◆ **STATED PROBLEM**:
Extract exactly the lines from the top of the records through the line containing "capthick=2.2, markersize=5.5, zorder=3)", and keep pictures out of the copy.

Rows from a dataset of charts and code:
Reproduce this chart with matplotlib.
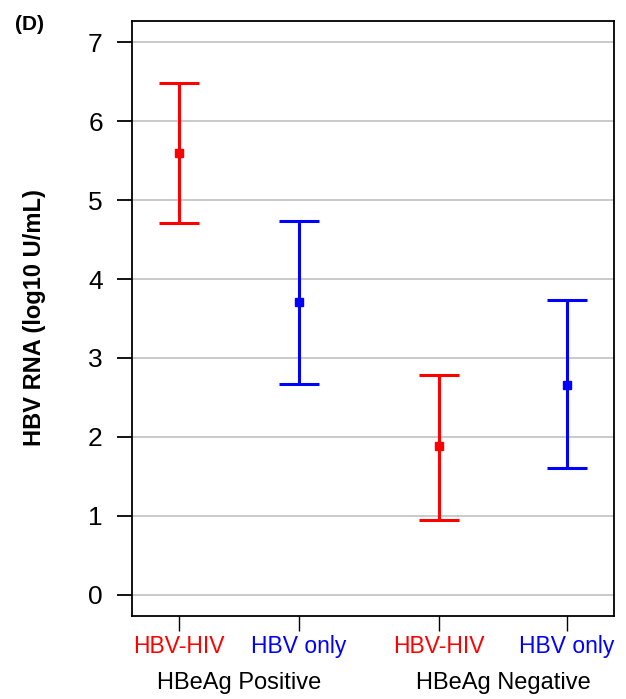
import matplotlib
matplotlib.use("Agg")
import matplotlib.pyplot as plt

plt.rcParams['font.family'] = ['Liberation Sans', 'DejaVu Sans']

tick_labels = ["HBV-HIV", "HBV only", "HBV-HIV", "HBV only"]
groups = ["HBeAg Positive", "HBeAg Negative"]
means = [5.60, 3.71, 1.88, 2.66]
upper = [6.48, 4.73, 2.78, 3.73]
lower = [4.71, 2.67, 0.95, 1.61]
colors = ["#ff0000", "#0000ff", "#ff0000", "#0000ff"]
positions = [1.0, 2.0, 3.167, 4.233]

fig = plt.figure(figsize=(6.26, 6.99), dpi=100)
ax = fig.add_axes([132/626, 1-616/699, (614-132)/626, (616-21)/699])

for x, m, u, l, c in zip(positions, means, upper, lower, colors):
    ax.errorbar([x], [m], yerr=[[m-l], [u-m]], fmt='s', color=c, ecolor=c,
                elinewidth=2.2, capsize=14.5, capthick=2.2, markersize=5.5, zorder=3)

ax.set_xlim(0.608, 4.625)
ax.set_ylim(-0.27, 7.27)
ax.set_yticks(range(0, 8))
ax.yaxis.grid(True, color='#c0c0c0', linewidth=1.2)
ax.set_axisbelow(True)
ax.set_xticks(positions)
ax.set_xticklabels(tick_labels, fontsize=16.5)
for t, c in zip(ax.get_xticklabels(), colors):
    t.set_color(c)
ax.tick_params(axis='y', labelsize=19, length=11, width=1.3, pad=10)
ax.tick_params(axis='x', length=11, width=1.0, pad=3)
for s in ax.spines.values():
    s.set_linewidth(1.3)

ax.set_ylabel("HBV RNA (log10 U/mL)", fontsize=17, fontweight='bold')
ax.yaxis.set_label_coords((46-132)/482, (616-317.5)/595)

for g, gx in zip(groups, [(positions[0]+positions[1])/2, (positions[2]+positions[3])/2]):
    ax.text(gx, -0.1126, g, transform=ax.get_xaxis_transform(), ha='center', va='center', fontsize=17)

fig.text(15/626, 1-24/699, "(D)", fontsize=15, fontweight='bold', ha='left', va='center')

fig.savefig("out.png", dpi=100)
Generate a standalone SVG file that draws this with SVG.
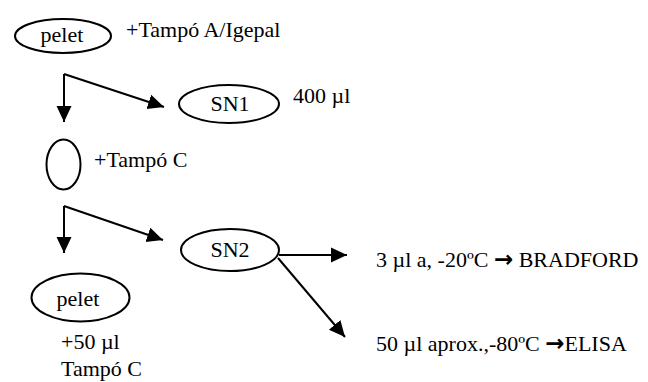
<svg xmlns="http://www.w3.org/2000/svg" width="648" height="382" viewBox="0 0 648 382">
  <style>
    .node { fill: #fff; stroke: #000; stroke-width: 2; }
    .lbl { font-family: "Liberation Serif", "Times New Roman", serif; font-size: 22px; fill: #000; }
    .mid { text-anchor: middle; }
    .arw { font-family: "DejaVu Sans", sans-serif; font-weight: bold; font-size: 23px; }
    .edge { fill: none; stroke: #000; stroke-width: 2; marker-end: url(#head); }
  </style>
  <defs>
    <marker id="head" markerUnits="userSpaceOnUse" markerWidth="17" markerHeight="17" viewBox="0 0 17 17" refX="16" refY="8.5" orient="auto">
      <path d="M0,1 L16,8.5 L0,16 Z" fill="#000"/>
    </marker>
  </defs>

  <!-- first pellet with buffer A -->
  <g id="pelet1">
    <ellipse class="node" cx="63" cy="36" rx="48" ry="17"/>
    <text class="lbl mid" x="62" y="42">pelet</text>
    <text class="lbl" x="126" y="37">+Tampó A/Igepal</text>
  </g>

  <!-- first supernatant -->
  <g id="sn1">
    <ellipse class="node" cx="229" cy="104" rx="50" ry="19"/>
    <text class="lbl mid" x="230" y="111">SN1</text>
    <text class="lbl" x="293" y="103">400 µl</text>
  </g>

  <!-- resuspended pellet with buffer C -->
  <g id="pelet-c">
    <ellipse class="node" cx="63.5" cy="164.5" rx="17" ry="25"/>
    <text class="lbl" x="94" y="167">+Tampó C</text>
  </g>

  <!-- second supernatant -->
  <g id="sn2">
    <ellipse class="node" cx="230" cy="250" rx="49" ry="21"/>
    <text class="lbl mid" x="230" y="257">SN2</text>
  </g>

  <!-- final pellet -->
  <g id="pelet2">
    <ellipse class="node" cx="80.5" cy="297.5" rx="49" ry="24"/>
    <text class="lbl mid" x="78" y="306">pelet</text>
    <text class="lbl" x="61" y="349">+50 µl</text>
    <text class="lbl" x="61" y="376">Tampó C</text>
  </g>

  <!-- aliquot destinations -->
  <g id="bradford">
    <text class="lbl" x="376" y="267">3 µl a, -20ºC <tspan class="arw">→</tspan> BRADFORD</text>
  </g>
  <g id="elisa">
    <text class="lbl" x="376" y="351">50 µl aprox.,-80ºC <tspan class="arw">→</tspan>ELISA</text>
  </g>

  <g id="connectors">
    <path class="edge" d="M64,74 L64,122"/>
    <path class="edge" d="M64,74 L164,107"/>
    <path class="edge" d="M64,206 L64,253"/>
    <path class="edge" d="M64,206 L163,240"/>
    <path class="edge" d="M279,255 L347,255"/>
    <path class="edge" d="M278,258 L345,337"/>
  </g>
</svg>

◆ **THE ANSWER**:
Reproduce this chart with matplotlib.
import matplotlib
matplotlib.use("Agg")
import matplotlib.pyplot as plt

plt.rcParams['font.family'] = ['Liberation Sans', 'DejaVu Sans']

tick_labels = ["HBV-HIV", "HBV only", "HBV-HIV", "HBV only"]
groups = ["HBeAg Positive", "HBeAg Negative"]
means = [5.60, 3.71, 1.88, 2.66]
upper = [6.48, 4.73, 2.78, 3.73]
lower = [4.71, 2.67, 0.95, 1.61]
colors = ["#ff0000", "#0000ff", "#ff0000", "#0000ff"]
positions = [1.0, 2.0, 3.167, 4.233]

fig = plt.figure(figsize=(6.26, 6.99), dpi=100)
ax = fig.add_axes([132/626, 1-616/699, (614-132)/626, (616-21)/699])

for x, m, u, l, c in zip(positions, means, upper, lower, colors):
    ax.errorbar([x], [m], yerr=[[m-l], [u-m]], fmt='s', color=c, ecolor=c,
                elinewidth=2.2, capsize=14.5, capthick=2.2, markersize=5.5, zorder=3)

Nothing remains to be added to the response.